Implementing your own driver, keeping it compatible with the original driver and underlying storage structure is almost certainly an LGPL extension that should also be licensed as LGPL and released back to the net.

Implementing your own driver with its own algorithm will probably give you the right to claim that the code is just using the LGPL code as a library. Then you can choose you own license.

If your project already has a non xGPL license, then neither of the above options are palatable. A fork in the ‘virtual’ code base or changing your license. I dont know the answer, so I’m choosing the do nothing option. I wont be using the Data source and non DDL based Sesame RDBMS driver or fixing any of the bugs in it, since its just too close to the original, uses too many of the thoughts and would have to be licensed LGPL. So Sesame will be available inside Sakai search as a add in module that uses its own database connection. I guess that not many will want to use this non-standard, in the terms of Sakai, connection strategy.

There is hope, if an RDF Triple store becomes as widespread and acceptable as a RDBMS, then we will be able to treat it just like MySQL or any other database. Time will tell.

Sesame RDBMS Drivers

6 06 2006

I’ve written a Data source based Sesame driver, but one thing that occurs to me in the Sakai environment. Most production deployments do not allow the application servers to perform DDL operations on the database.
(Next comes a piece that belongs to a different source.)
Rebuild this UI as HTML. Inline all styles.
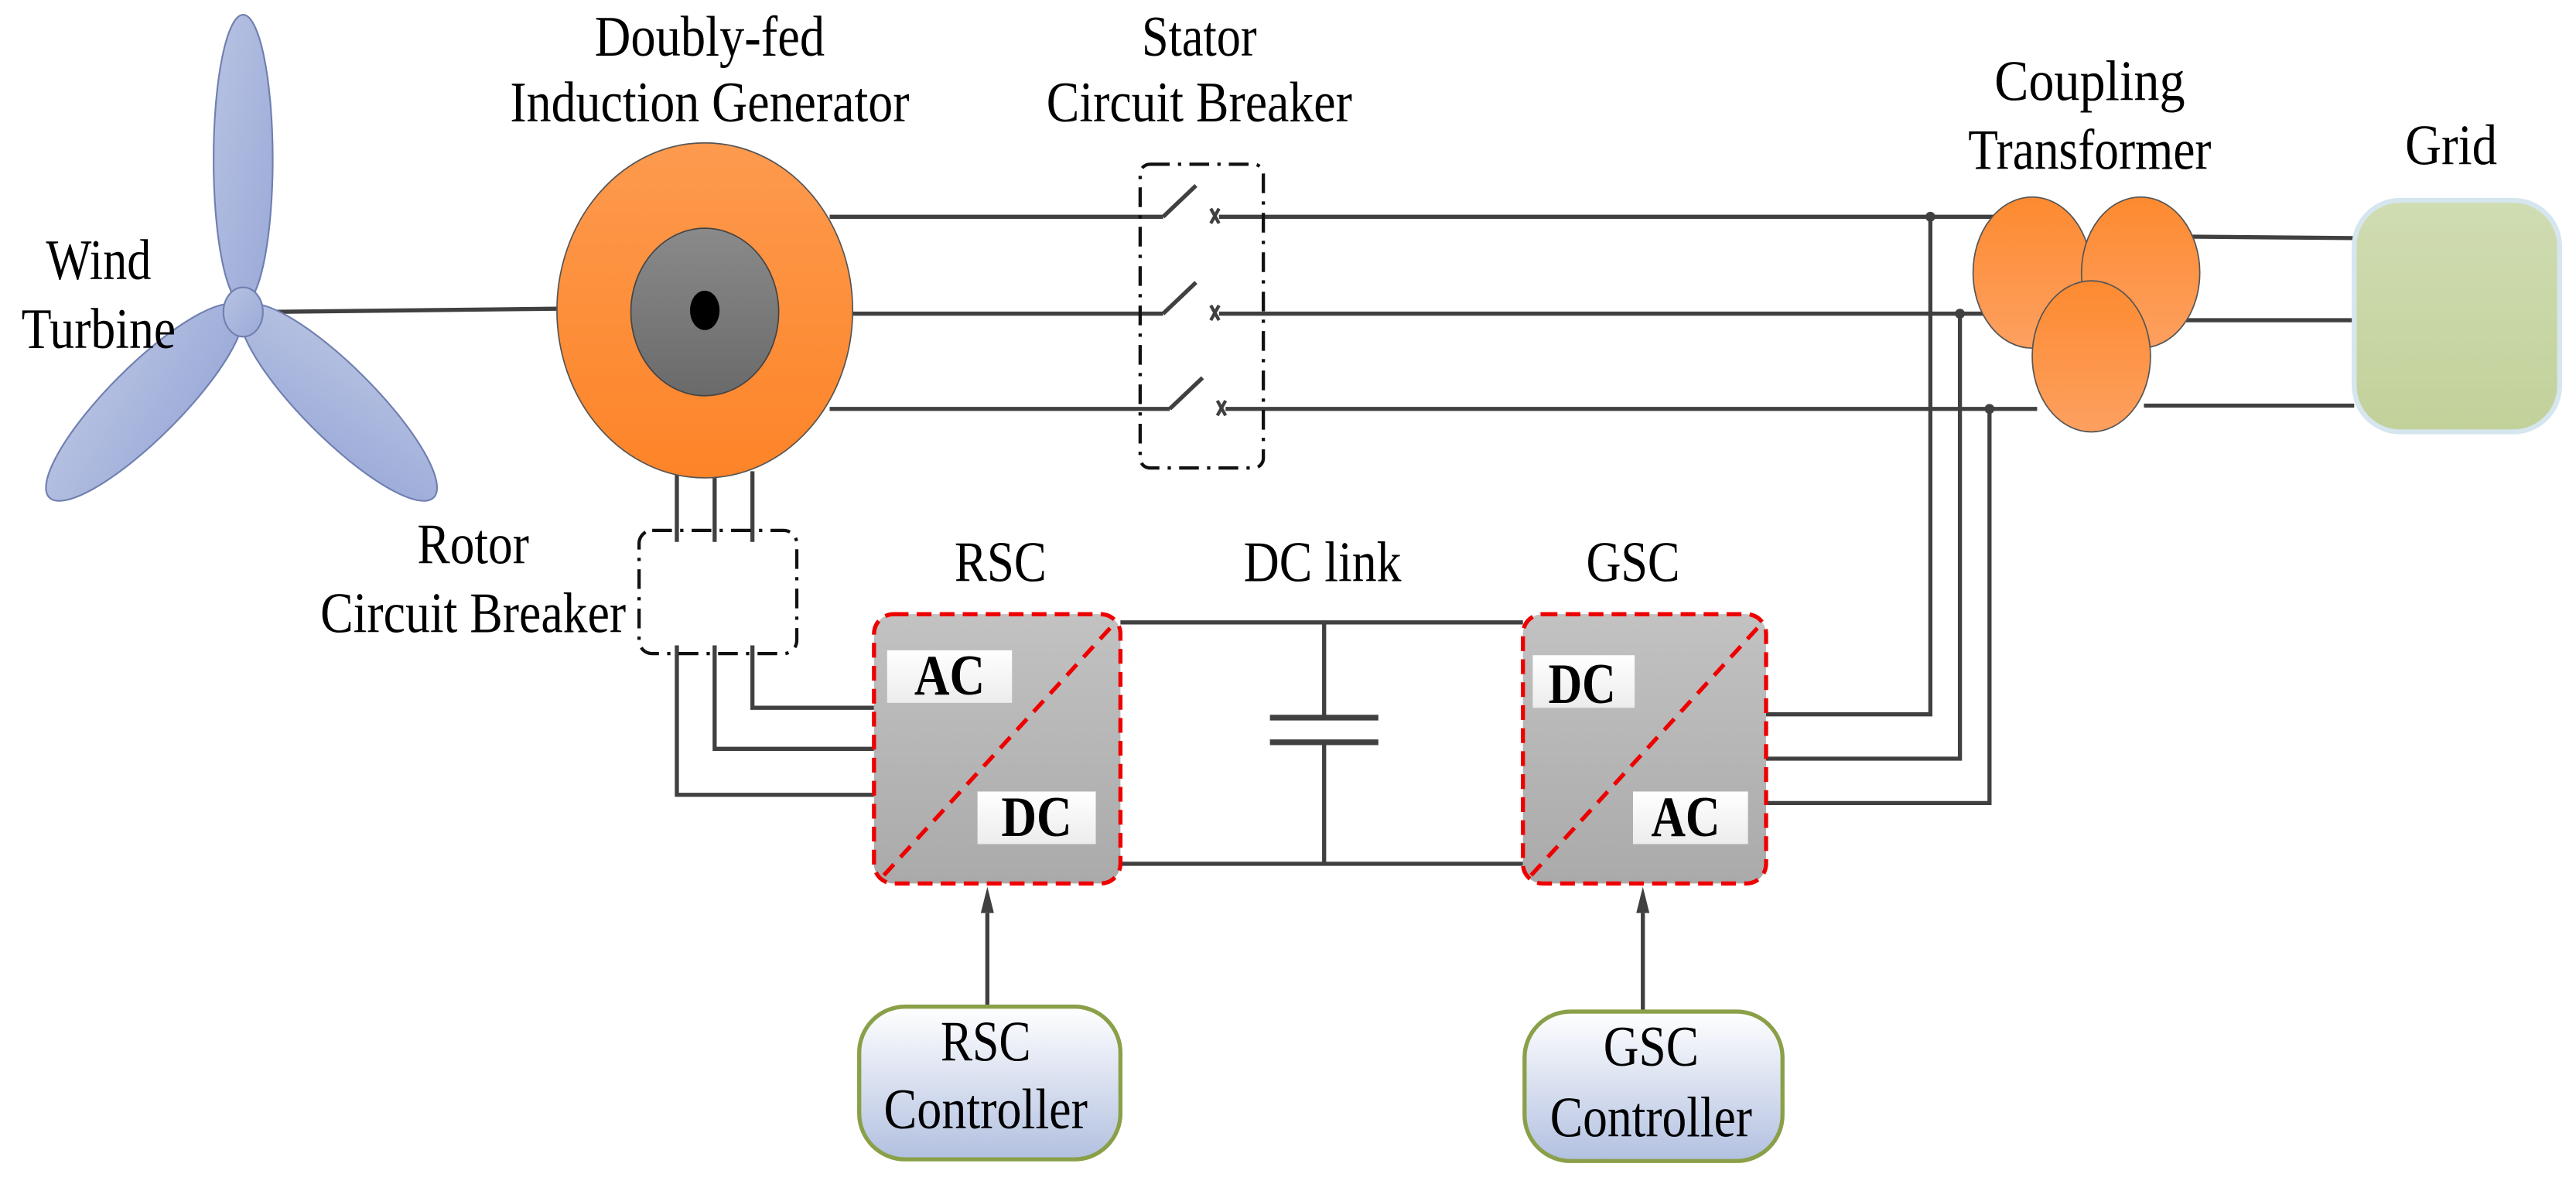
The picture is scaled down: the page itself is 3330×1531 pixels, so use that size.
<!DOCTYPE html>
<html><head><meta charset="utf-8"><style>html,body{margin:0;padding:0;background:#fff}svg{display:block}</style></head>
<body>
<svg width="3330" height="1531" viewBox="0 0 1568 721" preserveAspectRatio="none" xmlns="http://www.w3.org/2000/svg" font-family="Liberation Serif, serif">
<defs>
<linearGradient id="blade" x1="0" y1="0" x2="1" y2="1"><stop offset="0" stop-color="#b8c3e2"/><stop offset="1" stop-color="#9aa9d8"/></linearGradient>
<linearGradient id="gen" x1="0" y1="0" x2="0" y2="1"><stop offset="0" stop-color="#fd9a4e"/><stop offset="1" stop-color="#fd8428"/></linearGradient>
<linearGradient id="inner" x1="0" y1="0" x2="0" y2="1"><stop offset="0" stop-color="#8a8a8a"/><stop offset="1" stop-color="#6a6a6a"/></linearGradient>
<linearGradient id="tr" x1="0" y1="0" x2="0" y2="1"><stop offset="0" stop-color="#fd8a30"/><stop offset="1" stop-color="#fda060"/></linearGradient>
<linearGradient id="grid" x1="0" y1="0" x2="0" y2="1"><stop offset="0" stop-color="#d0dcb2"/><stop offset="1" stop-color="#c2d19a"/></linearGradient>
<linearGradient id="conv" x1="0" y1="0" x2="0" y2="1"><stop offset="0" stop-color="#c2c2c2"/><stop offset="1" stop-color="#aaaaaa"/></linearGradient>
<linearGradient id="lbl" x1="0" y1="0" x2="0" y2="1"><stop offset="0" stop-color="#fff"/><stop offset="1" stop-color="#ececec"/></linearGradient>
<linearGradient id="ctl" x1="0" y1="0" x2="0" y2="1"><stop offset="0" stop-color="#fff"/><stop offset="1" stop-color="#b2c0e0"/></linearGradient>
</defs>
<g stroke="#404040" stroke-width="2.5" fill="none">
<line x1="158" y1="190" x2="339" y2="188"/>
<line x1="505" y1="132" x2="708" y2="132"/><line x1="708" y1="132" x2="728" y2="113"/><line x1="742" y1="132" x2="1235" y2="132"/>
<line x1="518" y1="191" x2="708" y2="191"/><line x1="708" y1="191" x2="728" y2="172"/><line x1="742" y1="191" x2="1235" y2="191"/>
<line x1="505" y1="249" x2="712" y2="249"/><line x1="712" y1="249" x2="732" y2="230"/><line x1="746" y1="249" x2="1240" y2="249"/>
<path d="M737 127l5 9M737 136l5-9M737 186l5 9M737 195l5-9M741 244l5 9M741 253l5-9" stroke-width="2"/>
<polyline points="1175,132 1175,435 1075,435"/>
<polyline points="1193,191 1193,462 1075,462"/>
<polyline points="1211,249 1211,489 1075,489"/>
<line x1="1320" y1="144" x2="1433" y2="145"/>
<line x1="1315" y1="195" x2="1433" y2="195"/>
<line x1="1305" y1="247" x2="1433" y2="247"/>
<line x1="412" y1="287" x2="412" y2="330"/><line x1="435" y1="287" x2="435" y2="330"/><line x1="458" y1="287" x2="458" y2="330"/>
<polyline points="458,393 458,431 532,431"/>
<polyline points="435,393 435,456 532,456"/>
<polyline points="412,393 412,484 532,484"/>
<line x1="682" y1="379" x2="927" y2="379"/>
<line x1="682" y1="526" x2="927" y2="526"/>
<line x1="806" y1="379" x2="806" y2="437"/><line x1="806" y1="452" x2="806" y2="526"/>
<line x1="773" y1="437" x2="839" y2="437" stroke-width="3.5"/><line x1="773" y1="452" x2="839" y2="452" stroke-width="3.5"/>
<line x1="601" y1="612" x2="601" y2="556"/>
<line x1="1000" y1="615" x2="1000" y2="556"/>
</g>
<path d="M601 540l-4 16h8z M1000 540l-4 16h8z" fill="#404040"/>
<g fill="#404040"><circle cx="1175" cy="132" r="3"/><circle cx="1193" cy="191" r="3"/><circle cx="1211" cy="249" r="3"/></g>
<rect x="694" y="100" width="75" height="185" rx="6" fill="none" stroke="#111" stroke-width="2" stroke-dasharray="12,5,2,5"/>
<rect x="389" y="323" width="96" height="75" rx="8" fill="none" stroke="#111" stroke-width="2" stroke-dasharray="12,5,2,5"/>
<g fill="url(#blade)" stroke="#6f7fb0" stroke-width="1">
<ellipse cx="148" cy="97" rx="18" ry="88"/>
<ellipse cx="88" cy="245" rx="82" ry="22" transform="rotate(-45 88 245)"/>
<ellipse cx="206" cy="245" rx="82" ry="22" transform="rotate(45 206 245)"/>
<ellipse cx="148" cy="190" rx="12" ry="15"/>
</g>
<ellipse cx="429" cy="189" rx="90" ry="102" fill="url(#gen)" stroke="#555" stroke-width="0.8"/>
<ellipse cx="429" cy="190" rx="45" ry="51" fill="url(#inner)" stroke="#444" stroke-width="0.8"/>
<ellipse cx="429" cy="189" rx="9" ry="12" fill="#000"/>
<g fill="url(#tr)" stroke="#555" stroke-width="0.8">
<ellipse cx="1237" cy="166" rx="36" ry="46"/>
<ellipse cx="1303" cy="166" rx="36" ry="46"/>
<ellipse cx="1273" cy="217" rx="36" ry="46"/>
</g>
<rect x="1433" y="122" width="125" height="141" rx="28" fill="url(#grid)" stroke="#d6e6ee" stroke-width="3"/>
<rect x="532" y="374" width="150" height="164" rx="12" fill="url(#conv)" stroke="#e00" stroke-width="2.5" stroke-dasharray="9,5"/>
<line x1="538" y1="533" x2="678" y2="380" stroke="#e00" stroke-width="2.5" stroke-dasharray="9,6"/>
<rect x="540" y="396" width="76" height="32" fill="url(#lbl)"/>
<rect x="595" y="482" width="72" height="32" fill="url(#lbl)"/>
<rect x="927" y="374" width="148" height="164" rx="12" fill="url(#conv)" stroke="#e00" stroke-width="2.5" stroke-dasharray="9,5"/>
<line x1="932" y1="533" x2="1072" y2="380" stroke="#e00" stroke-width="2.5" stroke-dasharray="9,6"/>
<rect x="933" y="399" width="62" height="32" fill="url(#lbl)"/>
<rect x="994" y="482" width="70" height="32" fill="url(#lbl)"/>
<rect x="523" y="613" width="159" height="93" rx="28" fill="url(#ctl)" stroke="#8aa048" stroke-width="2.5"/>
<rect x="928" y="616" width="157" height="91" rx="28" fill="url(#ctl)" stroke="#8aa048" stroke-width="2.5"/>
<g font-size="35" fill="#000" text-anchor="middle">
<text x="60" y="170" textLength="64" lengthAdjust="spacingAndGlyphs">Wind</text>
<text x="60" y="212" textLength="94" lengthAdjust="spacingAndGlyphs">Turbine</text>
<text x="432" y="34" textLength="140" lengthAdjust="spacingAndGlyphs">Doubly-fed</text>
<text x="432" y="74" textLength="243" lengthAdjust="spacingAndGlyphs">Induction Generator</text>
<text x="730" y="34" textLength="70" lengthAdjust="spacingAndGlyphs">Stator</text>
<text x="730" y="74" textLength="186" lengthAdjust="spacingAndGlyphs">Circuit Breaker</text>
<text x="1272" y="61" textLength="116" lengthAdjust="spacingAndGlyphs">Coupling</text>
<text x="1272" y="103" textLength="148" lengthAdjust="spacingAndGlyphs">Transformer</text>
<text x="1492" y="100" textLength="56" lengthAdjust="spacingAndGlyphs">Grid</text>
<text x="288" y="343" textLength="68" lengthAdjust="spacingAndGlyphs">Rotor</text>
<text x="288" y="385" textLength="186" lengthAdjust="spacingAndGlyphs">Circuit Breaker</text>
<text x="609" y="354" textLength="56" lengthAdjust="spacingAndGlyphs">RSC</text>
<text x="805" y="354" textLength="96" lengthAdjust="spacingAndGlyphs">DC link</text>
<text x="994" y="354" textLength="57" lengthAdjust="spacingAndGlyphs">GSC</text>
<text x="600" y="646" textLength="55" lengthAdjust="spacingAndGlyphs">RSC</text>
<text x="600" y="687" textLength="124" lengthAdjust="spacingAndGlyphs">Controller</text>
<text x="1005" y="649" textLength="58" lengthAdjust="spacingAndGlyphs">GSC</text>
<text x="1005" y="692" textLength="123" lengthAdjust="spacingAndGlyphs">Controller</text>
</g>
<g font-size="35" font-weight="bold" fill="#000" text-anchor="middle">
<text x="578" y="423" textLength="43" lengthAdjust="spacingAndGlyphs">AC</text>
<text x="631" y="509" textLength="43" lengthAdjust="spacingAndGlyphs">DC</text>
<text x="963" y="428" textLength="41" lengthAdjust="spacingAndGlyphs">DC</text>
<text x="1026" y="509" textLength="42" lengthAdjust="spacingAndGlyphs">AC</text>
</g>
</svg>
</body></html>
Looking at the default implementations, thats the non data source ones, they all perform lots of DDL on the database in startup and in operation. This could be problem for embedding Sesame inside Sakai. I think I am going to have to re-implement from scratch the schema generation model. It might even be worth using Hibernate to build the schema although it not going to make sense to use Hibernate to derive the object model, the queries are just too complex and optimized.